Vrijdagnacht en de straten zijn bevlekt met duistere poëzie. De oude binnenstad als mantel van vertier roept om meer gezelschap, om meer namen, om meer zielen. Een junk stoot me aan en in zijn ogen kruipen spinnen. Stoïcijns loop ik door maar van binnen breekt een gevoel dat ik kalm probeerde te bedekken. Ik vergeet de straten omdat ik enkel wil lopen. Straks kan ik acteren en zo vergeet ik ook mijn naam. Ik ben een toeschouwer, verdwaast door de voorstelling die zich eindeloos rekt. Er is geen doel, er zijn geen verbanden. Zinlozer dan dit kan het niet zijn en ik probeer mijn leegte op te vullen met het geloof dat uiteindelijk alles op zijn plaats zal vallen. Morgen weet ik waarom ik hier was.

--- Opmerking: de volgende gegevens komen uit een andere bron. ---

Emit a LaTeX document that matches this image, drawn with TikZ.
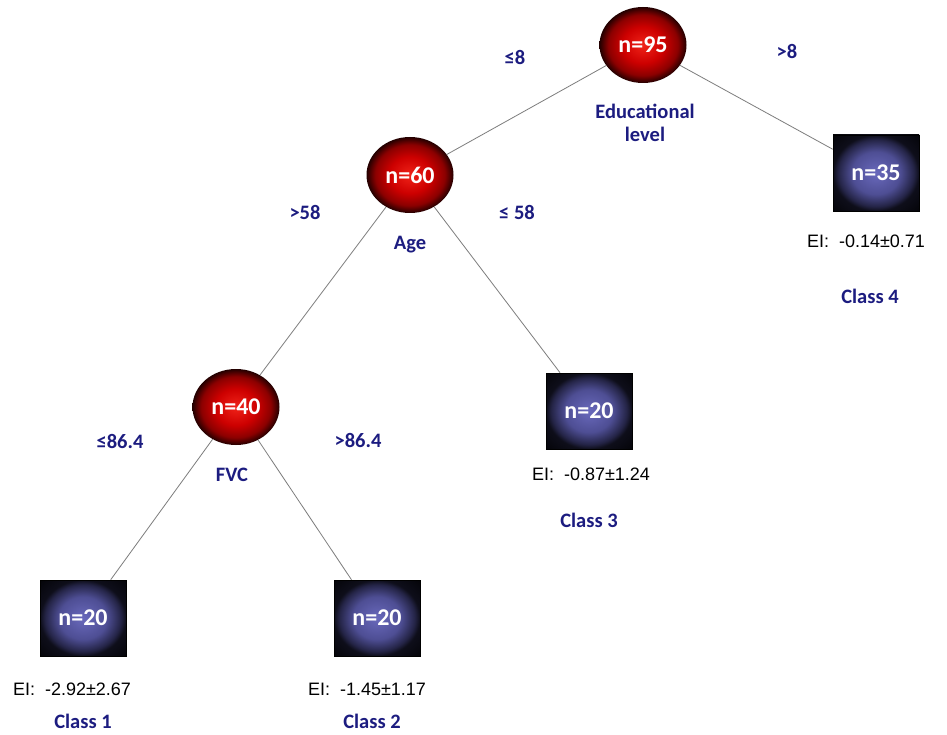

De vrijdagavond lijkt hoopvol. Na een aantal glazen denk ik niet langer in grenzen maar voorzie ik mogelijkheden. Ik kan tabernakels dronken worden. Ik kan huilen op straat en wakker worden bij een onbekende. Ik kan verleiden of kettingrokend in een vreemde bar verdwalen in de muziek. Vrijdag betekent een legitieme manier van proeven. Proeven van verleiding en van gevaar. God bestaat niet. Wat ik zie is wat ik geloof te zien. Ik heb nooit geloofd. Ik heb alleen maar hoop gehad.

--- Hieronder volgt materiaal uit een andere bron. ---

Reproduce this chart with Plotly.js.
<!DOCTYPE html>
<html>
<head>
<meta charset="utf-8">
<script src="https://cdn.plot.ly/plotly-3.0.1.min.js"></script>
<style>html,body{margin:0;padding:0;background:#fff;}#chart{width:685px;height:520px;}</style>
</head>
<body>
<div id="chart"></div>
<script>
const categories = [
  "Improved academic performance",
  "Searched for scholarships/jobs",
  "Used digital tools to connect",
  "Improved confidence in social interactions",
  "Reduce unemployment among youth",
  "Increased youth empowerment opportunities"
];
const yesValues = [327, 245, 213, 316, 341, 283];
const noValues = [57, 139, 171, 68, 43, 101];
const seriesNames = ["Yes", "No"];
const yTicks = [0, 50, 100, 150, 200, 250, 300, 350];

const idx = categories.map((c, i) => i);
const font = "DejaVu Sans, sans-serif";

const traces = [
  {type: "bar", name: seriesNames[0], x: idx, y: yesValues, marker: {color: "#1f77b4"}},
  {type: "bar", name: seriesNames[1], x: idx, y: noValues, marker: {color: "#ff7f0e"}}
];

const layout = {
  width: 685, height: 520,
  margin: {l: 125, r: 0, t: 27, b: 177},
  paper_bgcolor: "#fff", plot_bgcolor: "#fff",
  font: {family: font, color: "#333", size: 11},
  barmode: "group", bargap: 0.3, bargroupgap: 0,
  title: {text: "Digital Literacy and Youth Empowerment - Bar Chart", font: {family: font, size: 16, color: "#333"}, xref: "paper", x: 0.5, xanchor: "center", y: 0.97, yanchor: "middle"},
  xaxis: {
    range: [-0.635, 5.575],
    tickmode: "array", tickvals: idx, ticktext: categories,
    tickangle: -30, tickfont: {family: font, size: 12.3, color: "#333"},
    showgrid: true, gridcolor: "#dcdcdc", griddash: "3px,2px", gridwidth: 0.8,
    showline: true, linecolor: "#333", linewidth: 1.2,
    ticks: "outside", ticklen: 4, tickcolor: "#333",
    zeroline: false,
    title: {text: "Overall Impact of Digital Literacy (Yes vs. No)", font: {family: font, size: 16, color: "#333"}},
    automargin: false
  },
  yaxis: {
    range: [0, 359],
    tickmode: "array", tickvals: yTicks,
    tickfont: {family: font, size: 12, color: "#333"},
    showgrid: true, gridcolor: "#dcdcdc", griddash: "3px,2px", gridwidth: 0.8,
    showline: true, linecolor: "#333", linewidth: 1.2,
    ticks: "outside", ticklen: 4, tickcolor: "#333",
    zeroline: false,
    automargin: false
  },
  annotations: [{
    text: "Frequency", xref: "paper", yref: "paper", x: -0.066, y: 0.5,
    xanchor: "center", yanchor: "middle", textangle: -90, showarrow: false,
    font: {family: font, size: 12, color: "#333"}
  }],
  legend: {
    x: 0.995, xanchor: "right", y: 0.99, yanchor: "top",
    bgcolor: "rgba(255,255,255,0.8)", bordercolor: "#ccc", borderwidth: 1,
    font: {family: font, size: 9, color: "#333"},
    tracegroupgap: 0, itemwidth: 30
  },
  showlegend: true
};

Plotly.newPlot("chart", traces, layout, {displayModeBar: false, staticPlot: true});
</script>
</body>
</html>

De energie van vandaag is benevelt met de doden van gisteren. Ik voel me verbonden met de historie van het moment. Het is nu al alsof ik terugkijk. De vrouw naast me aanschouw ik als een foto. Een oude foto van iemand die ik dacht te kennen. Ze zegt niets maar staart net als ik. Ik vind het tragisch hoe slecht ze is opgemaakt. Ook figuranten horen representabel te zijn. Allebei lijken we dronken van het leven dat zich om ons heen afspeelt. Twee paar starende ogen in een nietszeggende film. Het leven is een boek vol lege bladzijdes. Soms is het zinvol om iets op te schrijven.

Mijn maag voelt zwaar en mijn hoofd voelt licht. Nog even en ik kan vliegen. Het idee van vleugels doet me verlangen naar eenheid. Een verlangen dat heftiger wordt bij iedere stap die ik zet. Iedere stap vraagt om een volgende. Iedere borrel heeft plaatsgemaakt voor een nieuw vol glas. Iedere sigaret wordt uitgemaakt terwijl ik het vuur alweer gereed heb. Niets zal ooit genoeg zijn. Er is geen limiet.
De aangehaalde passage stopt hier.